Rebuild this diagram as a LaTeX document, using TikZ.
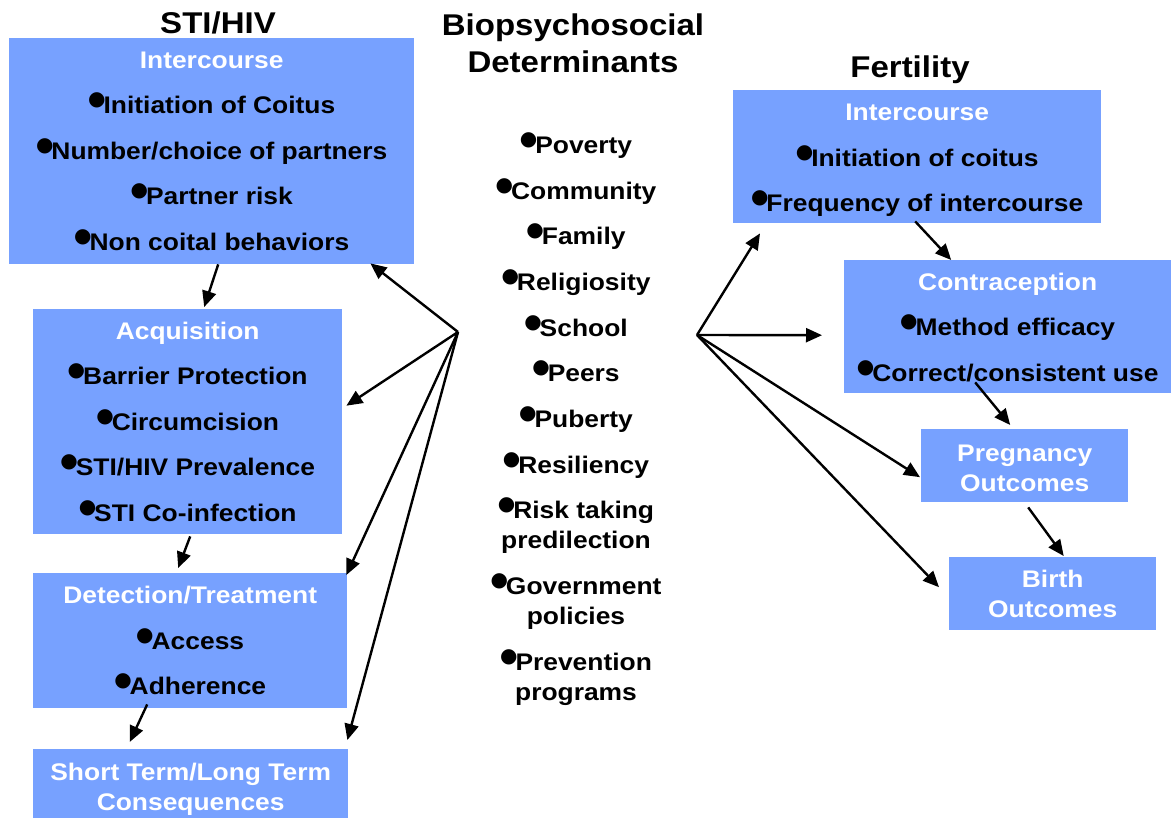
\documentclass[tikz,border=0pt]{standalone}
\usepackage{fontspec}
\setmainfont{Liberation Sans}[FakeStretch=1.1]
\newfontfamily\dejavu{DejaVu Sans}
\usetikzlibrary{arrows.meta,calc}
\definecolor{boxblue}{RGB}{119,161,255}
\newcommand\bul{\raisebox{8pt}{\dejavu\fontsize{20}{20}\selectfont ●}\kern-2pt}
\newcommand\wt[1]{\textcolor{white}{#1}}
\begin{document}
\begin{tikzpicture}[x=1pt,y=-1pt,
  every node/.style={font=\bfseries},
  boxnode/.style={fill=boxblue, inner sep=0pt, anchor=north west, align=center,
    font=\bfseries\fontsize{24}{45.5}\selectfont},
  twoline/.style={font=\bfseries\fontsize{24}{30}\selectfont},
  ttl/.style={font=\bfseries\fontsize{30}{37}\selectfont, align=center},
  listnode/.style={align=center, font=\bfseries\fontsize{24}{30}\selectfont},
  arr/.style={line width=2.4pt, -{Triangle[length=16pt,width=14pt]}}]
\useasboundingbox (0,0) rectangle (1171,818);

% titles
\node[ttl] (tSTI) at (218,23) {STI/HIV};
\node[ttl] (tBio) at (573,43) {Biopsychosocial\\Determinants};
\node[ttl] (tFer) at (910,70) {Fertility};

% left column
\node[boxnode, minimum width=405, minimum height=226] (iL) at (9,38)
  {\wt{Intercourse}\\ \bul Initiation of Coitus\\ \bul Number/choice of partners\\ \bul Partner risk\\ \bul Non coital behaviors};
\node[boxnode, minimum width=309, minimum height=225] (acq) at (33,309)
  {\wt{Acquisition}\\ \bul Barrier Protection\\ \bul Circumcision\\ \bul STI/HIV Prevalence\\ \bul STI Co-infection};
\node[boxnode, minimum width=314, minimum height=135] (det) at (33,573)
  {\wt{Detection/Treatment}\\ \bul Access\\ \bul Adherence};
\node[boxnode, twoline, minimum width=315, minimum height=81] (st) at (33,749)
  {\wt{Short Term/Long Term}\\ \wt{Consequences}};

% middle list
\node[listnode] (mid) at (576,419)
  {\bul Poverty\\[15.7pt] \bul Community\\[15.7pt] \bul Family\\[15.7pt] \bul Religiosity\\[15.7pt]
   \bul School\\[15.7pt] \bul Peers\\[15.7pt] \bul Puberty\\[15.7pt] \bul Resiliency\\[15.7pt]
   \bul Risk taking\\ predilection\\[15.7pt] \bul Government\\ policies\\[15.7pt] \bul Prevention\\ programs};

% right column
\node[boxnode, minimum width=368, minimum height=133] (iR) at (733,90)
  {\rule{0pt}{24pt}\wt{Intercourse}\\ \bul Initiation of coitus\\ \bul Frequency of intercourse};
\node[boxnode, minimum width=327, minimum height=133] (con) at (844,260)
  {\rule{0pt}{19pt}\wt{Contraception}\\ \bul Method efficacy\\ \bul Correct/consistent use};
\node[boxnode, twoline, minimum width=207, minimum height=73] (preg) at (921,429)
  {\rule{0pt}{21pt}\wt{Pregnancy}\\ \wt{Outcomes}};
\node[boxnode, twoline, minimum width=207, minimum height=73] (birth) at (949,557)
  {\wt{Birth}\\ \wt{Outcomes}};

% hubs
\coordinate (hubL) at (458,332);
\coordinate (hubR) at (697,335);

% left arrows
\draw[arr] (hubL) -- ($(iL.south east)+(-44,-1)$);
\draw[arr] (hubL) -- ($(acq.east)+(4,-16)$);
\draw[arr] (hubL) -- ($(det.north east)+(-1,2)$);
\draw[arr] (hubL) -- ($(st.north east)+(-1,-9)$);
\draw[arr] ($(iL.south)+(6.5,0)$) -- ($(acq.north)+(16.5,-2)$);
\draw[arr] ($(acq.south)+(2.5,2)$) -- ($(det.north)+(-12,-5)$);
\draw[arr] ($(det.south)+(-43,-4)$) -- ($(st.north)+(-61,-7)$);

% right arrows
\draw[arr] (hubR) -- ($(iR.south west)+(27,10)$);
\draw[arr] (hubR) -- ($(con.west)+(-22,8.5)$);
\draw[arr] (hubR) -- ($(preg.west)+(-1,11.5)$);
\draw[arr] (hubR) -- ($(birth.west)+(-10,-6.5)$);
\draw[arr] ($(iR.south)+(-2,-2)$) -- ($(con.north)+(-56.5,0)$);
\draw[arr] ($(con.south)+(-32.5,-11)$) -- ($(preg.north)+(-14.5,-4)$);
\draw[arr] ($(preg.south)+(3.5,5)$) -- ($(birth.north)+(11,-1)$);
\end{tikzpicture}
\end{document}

------------

Problem to solve — Without the pictures, write out all of the material exactly.

The solution —
Rebuild this diagram as a LaTeX document, using TikZ.
\documentclass[tikz,border=0pt]{standalone}
\usepackage{fontspec}
\setmainfont{Liberation Sans}[FakeStretch=1.1]
\newfontfamily\dejavu{DejaVu Sans}
\usetikzlibrary{arrows.meta,calc}
\definecolor{boxblue}{RGB}{119,161,255}
\newcommand\bul{\raisebox{8pt}{\dejavu\fontsize{20}{20}\selectfont ●}\kern-2pt}
\newcommand\wt[1]{\textcolor{white}{#1}}
\begin{document}
\begin{tikzpicture}[x=1pt,y=-1pt,
  every node/.style={font=\bfseries},
  boxnode/.style={fill=boxblue, inner sep=0pt, anchor=north west, align=center,
    font=\bfseries\fontsize{24}{45.5}\selectfont},
  twoline/.style={font=\bfseries\fontsize{24}{30}\selectfont},
  ttl/.style={font=\bfseries\fontsize{30}{37}\selectfont, align=center},
  listnode/.style={align=center, font=\bfseries\fontsize{24}{30}\selectfont},
  arr/.style={line width=2.4pt, -{Triangle[length=16pt,width=14pt]}}]
\useasboundingbox (0,0) rectangle (1171,818);

% titles
\node[ttl] (tSTI) at (218,23) {STI/HIV};
\node[ttl] (tBio) at (573,43) {Biopsychosocial\\Determinants};
\node[ttl] (tFer) at (910,70) {Fertility};

% left column
\node[boxnode, minimum width=405, minimum height=226] (iL) at (9,38)
  {\wt{Intercourse}\\ \bul Initiation of Coitus\\ \bul Number/choice of partners\\ \bul Partner risk\\ \bul Non coital behaviors};
\node[boxnode, minimum width=309, minimum height=225] (acq) at (33,309)
  {\wt{Acquisition}\\ \bul Barrier Protection\\ \bul Circumcision\\ \bul STI/HIV Prevalence\\ \bul STI Co-infection};
\node[boxnode, minimum width=314, minimum height=135] (det) at (33,573)
  {\wt{Detection/Treatment}\\ \bul Access\\ \bul Adherence};
\node[boxnode, twoline, minimum width=315, minimum height=81] (st) at (33,749)
  {\wt{Short Term/Long Term}\\ \wt{Consequences}};

% middle list
\node[listnode] (mid) at (576,419)
  {\bul Poverty\\[15.7pt] \bul Community\\[15.7pt] \bul Family\\[15.7pt] \bul Religiosity\\[15.7pt]
   \bul School\\[15.7pt] \bul Peers\\[15.7pt] \bul Puberty\\[15.7pt] \bul Resiliency\\[15.7pt]
   \bul Risk taking\\ predilection\\[15.7pt] \bul Government\\ policies\\[15.7pt] \bul Prevention\\ programs};

% right column
\node[boxnode, minimum width=368, minimum height=133] (iR) at (733,90)
  {\rule{0pt}{24pt}\wt{Intercourse}\\ \bul Initiation of coitus\\ \bul Frequency of intercourse};
\node[boxnode, minimum width=327, minimum height=133] (con) at (844,260)
  {\rule{0pt}{19pt}\wt{Contraception}\\ \bul Method efficacy\\ \bul Correct/consistent use};
\node[boxnode, twoline, minimum width=207, minimum height=73] (preg) at (921,429)
  {\rule{0pt}{21pt}\wt{Pregnancy}\\ \wt{Outcomes}};
\node[boxnode, twoline, minimum width=207, minimum height=73] (birth) at (949,557)
  {\wt{Birth}\\ \wt{Outcomes}};

% hubs
\coordinate (hubL) at (458,332);
\coordinate (hubR) at (697,335);

% left arrows
\draw[arr] (hubL) -- ($(iL.south east)+(-44,-1)$);
\draw[arr] (hubL) -- ($(acq.east)+(4,-16)$);
\draw[arr] (hubL) -- ($(det.north east)+(-1,2)$);
\draw[arr] (hubL) -- ($(st.north east)+(-1,-9)$);
\draw[arr] ($(iL.south)+(6.5,0)$) -- ($(acq.north)+(16.5,-2)$);
\draw[arr] ($(acq.south)+(2.5,2)$) -- ($(det.north)+(-12,-5)$);
\draw[arr] ($(det.south)+(-43,-4)$) -- ($(st.north)+(-61,-7)$);

% right arrows
\draw[arr] (hubR) -- ($(iR.south west)+(27,10)$);
\draw[arr] (hubR) -- ($(con.west)+(-22,8.5)$);
\draw[arr] (hubR) -- ($(preg.west)+(-1,11.5)$);
\draw[arr] (hubR) -- ($(birth.west)+(-10,-6.5)$);
\draw[arr] ($(iR.south)+(-2,-2)$) -- ($(con.north)+(-56.5,0)$);
\draw[arr] ($(con.south)+(-32.5,-11)$) -- ($(preg.north)+(-14.5,-4)$);
\draw[arr] ($(preg.south)+(3.5,5)$) -- ($(birth.north)+(11,-1)$);
\end{tikzpicture}
\end{document}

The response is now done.